## Stated problem
Scan the records below for the line with "Clone this diagram in TikZ." and the line with "(playerT) at (791,501)", and retype that range exactly, both ends included, pictures excepted.

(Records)
● ● ● ● ●
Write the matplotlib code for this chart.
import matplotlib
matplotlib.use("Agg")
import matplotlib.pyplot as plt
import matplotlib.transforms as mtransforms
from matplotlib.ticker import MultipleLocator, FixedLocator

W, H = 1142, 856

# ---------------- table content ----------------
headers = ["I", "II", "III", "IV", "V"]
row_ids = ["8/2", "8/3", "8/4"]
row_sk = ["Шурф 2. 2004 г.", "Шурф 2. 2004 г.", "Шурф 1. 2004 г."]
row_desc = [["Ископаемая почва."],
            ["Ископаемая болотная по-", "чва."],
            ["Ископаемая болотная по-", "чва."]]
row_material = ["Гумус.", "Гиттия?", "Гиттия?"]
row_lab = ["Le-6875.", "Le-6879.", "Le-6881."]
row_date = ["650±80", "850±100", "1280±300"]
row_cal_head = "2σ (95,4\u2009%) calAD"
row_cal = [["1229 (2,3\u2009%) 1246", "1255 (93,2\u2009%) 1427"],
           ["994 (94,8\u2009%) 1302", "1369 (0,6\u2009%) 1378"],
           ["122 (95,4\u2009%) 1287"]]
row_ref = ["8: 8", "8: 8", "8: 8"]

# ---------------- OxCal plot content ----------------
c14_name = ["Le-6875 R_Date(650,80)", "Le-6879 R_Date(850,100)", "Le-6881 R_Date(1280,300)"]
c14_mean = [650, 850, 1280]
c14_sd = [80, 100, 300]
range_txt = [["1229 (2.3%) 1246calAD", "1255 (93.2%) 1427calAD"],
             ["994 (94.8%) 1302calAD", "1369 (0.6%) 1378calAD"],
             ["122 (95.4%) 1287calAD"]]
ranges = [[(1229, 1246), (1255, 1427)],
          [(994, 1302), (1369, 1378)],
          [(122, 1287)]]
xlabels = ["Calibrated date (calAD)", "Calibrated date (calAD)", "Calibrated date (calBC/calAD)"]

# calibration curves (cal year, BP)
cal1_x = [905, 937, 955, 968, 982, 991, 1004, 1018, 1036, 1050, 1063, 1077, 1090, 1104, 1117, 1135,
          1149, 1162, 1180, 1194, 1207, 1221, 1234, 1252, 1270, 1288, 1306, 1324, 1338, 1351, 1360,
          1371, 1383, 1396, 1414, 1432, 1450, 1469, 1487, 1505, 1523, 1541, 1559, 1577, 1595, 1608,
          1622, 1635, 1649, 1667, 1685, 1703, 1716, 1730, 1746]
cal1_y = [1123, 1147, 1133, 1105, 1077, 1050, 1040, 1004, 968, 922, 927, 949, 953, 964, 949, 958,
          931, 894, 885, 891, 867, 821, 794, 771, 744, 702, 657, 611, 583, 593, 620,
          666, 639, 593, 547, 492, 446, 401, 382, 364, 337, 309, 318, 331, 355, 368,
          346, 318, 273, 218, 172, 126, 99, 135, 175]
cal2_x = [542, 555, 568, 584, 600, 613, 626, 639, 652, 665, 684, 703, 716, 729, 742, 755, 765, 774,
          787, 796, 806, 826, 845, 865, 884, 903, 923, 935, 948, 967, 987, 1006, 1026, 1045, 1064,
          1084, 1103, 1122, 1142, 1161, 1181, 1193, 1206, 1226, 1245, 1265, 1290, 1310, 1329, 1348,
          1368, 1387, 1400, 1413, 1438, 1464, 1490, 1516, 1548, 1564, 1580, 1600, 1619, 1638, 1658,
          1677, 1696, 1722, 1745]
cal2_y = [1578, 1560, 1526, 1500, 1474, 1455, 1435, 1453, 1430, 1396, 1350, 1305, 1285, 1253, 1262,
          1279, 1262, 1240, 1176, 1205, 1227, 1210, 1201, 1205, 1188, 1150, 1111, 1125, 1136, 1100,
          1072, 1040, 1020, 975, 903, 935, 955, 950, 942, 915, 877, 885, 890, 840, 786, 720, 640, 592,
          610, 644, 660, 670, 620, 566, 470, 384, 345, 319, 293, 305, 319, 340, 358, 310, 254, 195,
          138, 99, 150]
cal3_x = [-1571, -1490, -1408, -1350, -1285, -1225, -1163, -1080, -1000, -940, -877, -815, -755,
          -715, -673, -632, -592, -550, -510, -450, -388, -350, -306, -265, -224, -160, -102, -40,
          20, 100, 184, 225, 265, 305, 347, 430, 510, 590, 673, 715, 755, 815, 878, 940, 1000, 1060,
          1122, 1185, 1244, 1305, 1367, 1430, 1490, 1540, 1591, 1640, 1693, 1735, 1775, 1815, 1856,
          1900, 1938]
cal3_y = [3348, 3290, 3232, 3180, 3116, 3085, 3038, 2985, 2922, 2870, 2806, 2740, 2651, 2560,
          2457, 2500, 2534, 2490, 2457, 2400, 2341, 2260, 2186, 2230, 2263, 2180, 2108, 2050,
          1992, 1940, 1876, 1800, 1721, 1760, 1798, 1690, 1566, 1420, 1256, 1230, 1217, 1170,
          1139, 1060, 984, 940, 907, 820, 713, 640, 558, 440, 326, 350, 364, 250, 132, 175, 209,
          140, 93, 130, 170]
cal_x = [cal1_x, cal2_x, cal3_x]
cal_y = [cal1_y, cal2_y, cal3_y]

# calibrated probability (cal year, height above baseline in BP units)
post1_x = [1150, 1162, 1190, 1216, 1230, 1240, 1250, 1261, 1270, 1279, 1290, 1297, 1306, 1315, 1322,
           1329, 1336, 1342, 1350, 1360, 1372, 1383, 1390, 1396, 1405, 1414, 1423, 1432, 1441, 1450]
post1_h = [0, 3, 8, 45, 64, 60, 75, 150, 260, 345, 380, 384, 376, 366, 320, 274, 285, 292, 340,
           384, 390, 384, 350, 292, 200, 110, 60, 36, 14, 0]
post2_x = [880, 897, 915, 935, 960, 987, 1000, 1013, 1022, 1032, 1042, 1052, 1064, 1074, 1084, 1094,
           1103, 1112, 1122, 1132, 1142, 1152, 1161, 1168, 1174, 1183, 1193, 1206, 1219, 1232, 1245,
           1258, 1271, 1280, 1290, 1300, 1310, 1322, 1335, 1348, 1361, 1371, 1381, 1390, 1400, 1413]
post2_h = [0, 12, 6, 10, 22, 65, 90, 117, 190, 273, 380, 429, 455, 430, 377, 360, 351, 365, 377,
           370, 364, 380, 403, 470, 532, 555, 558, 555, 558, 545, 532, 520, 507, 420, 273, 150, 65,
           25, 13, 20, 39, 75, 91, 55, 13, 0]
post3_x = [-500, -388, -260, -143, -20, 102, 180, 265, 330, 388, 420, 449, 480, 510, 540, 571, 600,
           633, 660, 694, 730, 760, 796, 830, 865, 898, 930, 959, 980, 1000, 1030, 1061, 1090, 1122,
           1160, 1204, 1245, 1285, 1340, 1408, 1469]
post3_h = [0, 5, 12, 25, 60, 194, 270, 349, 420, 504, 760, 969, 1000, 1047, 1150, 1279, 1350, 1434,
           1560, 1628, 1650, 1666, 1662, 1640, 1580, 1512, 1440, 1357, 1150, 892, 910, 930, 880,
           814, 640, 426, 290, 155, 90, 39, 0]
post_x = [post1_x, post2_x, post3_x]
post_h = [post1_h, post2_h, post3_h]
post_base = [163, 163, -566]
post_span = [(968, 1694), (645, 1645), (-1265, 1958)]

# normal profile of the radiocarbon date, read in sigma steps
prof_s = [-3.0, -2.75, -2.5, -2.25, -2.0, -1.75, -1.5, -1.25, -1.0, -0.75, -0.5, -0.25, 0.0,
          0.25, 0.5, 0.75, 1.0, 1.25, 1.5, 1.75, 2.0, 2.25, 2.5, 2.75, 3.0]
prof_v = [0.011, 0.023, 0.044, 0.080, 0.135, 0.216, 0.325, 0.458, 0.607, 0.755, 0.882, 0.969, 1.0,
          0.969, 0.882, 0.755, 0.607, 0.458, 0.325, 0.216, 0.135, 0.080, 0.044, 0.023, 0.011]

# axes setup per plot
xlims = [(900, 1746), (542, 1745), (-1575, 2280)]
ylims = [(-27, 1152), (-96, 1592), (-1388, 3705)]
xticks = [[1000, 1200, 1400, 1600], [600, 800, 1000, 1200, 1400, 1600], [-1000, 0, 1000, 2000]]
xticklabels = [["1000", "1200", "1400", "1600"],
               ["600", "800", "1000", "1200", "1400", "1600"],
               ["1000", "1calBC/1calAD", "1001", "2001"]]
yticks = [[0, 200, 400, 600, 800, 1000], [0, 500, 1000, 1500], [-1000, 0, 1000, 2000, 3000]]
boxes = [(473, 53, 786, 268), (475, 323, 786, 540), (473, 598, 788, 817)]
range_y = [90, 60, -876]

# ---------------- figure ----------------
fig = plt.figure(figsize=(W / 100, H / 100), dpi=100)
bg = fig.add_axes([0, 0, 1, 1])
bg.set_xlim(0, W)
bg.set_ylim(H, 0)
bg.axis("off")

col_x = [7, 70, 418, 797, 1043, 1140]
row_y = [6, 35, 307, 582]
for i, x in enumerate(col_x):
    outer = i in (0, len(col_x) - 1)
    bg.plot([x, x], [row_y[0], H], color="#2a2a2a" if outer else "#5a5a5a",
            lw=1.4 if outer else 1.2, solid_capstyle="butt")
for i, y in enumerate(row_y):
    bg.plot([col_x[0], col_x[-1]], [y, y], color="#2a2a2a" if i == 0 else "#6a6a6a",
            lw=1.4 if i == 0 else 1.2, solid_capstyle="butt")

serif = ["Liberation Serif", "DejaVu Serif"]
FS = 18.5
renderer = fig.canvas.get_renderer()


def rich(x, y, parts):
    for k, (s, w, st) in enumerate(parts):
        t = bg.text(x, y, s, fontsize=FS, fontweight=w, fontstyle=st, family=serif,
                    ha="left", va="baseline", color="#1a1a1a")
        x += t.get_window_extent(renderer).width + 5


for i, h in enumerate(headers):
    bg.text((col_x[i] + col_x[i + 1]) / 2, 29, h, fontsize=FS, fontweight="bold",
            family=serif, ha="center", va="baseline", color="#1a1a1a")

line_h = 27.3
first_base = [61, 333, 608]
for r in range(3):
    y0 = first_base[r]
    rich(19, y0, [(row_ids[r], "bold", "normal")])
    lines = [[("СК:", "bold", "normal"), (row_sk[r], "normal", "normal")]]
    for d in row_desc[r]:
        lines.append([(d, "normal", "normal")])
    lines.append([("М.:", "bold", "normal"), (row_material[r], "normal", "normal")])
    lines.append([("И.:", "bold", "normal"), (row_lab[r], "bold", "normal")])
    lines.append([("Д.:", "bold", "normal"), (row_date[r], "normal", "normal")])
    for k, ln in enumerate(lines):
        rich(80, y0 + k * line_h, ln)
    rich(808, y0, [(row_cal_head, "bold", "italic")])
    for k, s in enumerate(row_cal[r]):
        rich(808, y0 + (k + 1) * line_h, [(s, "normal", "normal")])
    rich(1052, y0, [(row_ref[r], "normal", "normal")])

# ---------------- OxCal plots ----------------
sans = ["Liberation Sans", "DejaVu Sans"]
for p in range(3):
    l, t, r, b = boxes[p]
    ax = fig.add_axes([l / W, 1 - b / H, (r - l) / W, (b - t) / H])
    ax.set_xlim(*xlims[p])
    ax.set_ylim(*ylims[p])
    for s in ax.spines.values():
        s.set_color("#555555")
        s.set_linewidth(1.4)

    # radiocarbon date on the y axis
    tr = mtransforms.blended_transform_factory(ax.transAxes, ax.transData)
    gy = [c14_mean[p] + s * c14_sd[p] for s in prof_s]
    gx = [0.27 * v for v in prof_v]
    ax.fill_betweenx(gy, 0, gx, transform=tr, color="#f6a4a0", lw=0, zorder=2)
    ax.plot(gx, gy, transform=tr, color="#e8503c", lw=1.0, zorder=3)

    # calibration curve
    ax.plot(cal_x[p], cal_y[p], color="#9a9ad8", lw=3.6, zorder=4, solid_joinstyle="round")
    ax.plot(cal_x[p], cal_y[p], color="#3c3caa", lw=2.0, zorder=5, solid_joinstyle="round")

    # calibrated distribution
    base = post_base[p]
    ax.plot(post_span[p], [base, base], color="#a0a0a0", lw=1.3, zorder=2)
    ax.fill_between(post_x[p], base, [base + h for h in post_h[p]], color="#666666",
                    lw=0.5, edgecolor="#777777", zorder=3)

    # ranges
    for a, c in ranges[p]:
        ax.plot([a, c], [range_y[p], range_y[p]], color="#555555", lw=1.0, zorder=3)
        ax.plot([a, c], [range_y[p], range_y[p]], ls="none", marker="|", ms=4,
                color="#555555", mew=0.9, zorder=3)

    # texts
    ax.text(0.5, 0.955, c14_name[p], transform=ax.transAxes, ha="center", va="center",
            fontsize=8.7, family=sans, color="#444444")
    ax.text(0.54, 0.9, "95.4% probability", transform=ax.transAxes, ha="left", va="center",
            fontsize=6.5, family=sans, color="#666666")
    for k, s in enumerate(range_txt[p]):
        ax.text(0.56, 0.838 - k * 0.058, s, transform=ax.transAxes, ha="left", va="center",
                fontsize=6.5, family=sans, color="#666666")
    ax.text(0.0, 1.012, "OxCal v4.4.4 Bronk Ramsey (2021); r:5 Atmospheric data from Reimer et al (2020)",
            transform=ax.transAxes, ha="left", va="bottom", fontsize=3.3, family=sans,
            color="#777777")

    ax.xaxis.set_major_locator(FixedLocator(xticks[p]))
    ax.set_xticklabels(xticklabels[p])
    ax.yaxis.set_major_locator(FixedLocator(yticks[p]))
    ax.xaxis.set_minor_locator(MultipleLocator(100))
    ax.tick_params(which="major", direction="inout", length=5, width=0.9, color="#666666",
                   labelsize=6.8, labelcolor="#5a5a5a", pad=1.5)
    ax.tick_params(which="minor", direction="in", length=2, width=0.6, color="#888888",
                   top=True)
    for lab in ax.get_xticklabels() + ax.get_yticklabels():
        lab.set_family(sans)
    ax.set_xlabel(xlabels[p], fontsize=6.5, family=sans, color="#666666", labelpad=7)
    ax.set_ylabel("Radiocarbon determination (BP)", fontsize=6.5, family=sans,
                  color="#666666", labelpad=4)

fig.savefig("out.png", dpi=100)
● ● ● ● ●
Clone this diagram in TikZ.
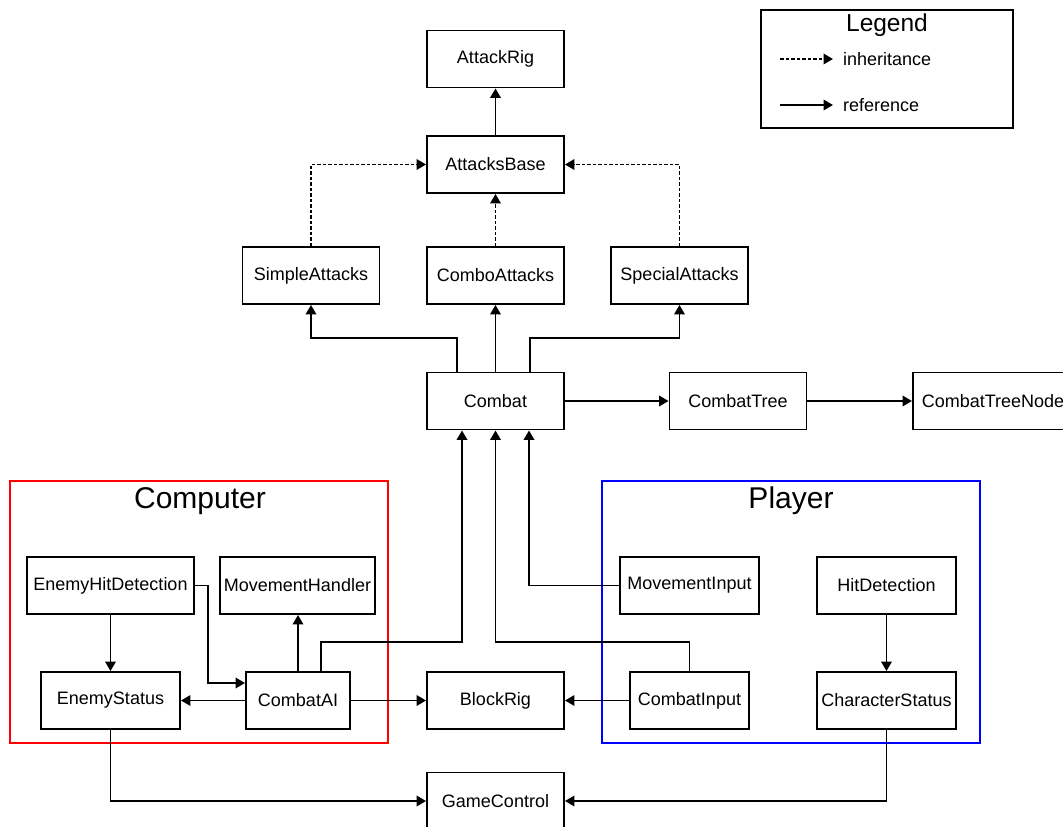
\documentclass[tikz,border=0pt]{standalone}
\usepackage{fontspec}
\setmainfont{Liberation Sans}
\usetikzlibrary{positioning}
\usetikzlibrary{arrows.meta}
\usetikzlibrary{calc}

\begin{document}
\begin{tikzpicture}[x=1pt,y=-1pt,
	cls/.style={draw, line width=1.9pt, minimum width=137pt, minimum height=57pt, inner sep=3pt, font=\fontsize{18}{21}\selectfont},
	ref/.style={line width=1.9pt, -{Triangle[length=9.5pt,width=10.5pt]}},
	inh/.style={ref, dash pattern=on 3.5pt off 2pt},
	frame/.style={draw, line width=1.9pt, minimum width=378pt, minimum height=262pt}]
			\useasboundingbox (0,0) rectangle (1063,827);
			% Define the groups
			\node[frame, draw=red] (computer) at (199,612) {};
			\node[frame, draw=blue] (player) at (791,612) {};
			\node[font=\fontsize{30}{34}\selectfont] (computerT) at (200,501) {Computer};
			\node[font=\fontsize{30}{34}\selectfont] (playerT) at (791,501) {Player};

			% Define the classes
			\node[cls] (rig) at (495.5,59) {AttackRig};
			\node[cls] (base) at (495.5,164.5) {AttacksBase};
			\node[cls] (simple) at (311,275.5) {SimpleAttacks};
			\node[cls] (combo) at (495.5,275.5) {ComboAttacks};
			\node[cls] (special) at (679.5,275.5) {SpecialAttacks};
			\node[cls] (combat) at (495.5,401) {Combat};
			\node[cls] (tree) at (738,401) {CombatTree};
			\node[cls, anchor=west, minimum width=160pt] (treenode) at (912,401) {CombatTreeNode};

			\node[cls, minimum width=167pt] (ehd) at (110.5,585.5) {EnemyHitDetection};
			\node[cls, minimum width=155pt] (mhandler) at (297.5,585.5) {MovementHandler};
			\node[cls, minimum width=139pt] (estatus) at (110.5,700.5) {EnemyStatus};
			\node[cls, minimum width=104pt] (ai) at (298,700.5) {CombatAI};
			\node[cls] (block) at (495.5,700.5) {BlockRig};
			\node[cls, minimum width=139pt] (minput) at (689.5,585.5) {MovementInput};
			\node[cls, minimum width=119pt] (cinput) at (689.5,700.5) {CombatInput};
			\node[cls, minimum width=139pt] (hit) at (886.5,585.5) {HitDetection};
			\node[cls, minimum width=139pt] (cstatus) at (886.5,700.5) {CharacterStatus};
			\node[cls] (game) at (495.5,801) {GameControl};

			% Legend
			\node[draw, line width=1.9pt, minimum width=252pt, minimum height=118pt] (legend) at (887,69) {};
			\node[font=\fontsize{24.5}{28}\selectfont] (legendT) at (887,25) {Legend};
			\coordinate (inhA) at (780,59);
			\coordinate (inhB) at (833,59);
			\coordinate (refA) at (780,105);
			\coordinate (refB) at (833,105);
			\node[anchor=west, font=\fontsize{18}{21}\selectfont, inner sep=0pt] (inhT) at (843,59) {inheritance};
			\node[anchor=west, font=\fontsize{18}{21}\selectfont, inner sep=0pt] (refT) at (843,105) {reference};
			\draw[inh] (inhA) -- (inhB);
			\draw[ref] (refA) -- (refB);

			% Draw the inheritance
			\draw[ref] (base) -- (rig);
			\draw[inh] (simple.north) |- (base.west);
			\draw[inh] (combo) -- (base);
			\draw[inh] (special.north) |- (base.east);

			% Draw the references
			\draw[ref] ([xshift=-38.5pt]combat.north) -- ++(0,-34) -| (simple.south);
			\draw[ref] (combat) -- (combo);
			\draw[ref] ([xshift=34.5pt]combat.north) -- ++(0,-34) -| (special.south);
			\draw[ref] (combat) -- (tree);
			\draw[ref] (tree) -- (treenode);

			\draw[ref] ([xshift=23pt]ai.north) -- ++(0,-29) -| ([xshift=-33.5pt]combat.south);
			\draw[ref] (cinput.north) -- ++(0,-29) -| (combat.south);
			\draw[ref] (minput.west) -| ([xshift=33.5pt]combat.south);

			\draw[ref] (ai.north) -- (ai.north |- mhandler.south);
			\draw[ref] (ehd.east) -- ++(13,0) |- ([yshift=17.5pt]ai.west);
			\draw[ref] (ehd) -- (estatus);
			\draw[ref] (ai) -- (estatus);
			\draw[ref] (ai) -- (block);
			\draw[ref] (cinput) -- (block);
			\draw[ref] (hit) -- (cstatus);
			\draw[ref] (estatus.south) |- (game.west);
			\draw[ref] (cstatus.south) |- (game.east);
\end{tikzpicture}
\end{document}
● ● ● ● ●
## Complete response
Clone this diagram in TikZ.
\documentclass[tikz,border=0pt]{standalone}
\usepackage{fontspec}
\setmainfont{Liberation Sans}
\usetikzlibrary{positioning}
\usetikzlibrary{arrows.meta}
\usetikzlibrary{calc}

\begin{document}
\begin{tikzpicture}[x=1pt,y=-1pt,
	cls/.style={draw, line width=1.9pt, minimum width=137pt, minimum height=57pt, inner sep=3pt, font=\fontsize{18}{21}\selectfont},
	ref/.style={line width=1.9pt, -{Triangle[length=9.5pt,width=10.5pt]}},
	inh/.style={ref, dash pattern=on 3.5pt off 2pt},
	frame/.style={draw, line width=1.9pt, minimum width=378pt, minimum height=262pt}]
			\useasboundingbox (0,0) rectangle (1063,827);
			% Define the groups
			\node[frame, draw=red] (computer) at (199,612) {};
			\node[frame, draw=blue] (player) at (791,612) {};
			\node[font=\fontsize{30}{34}\selectfont] (computerT) at (200,501) {Computer};
			\node[font=\fontsize{30}{34}\selectfont] (playerT) at (791,501) {Player};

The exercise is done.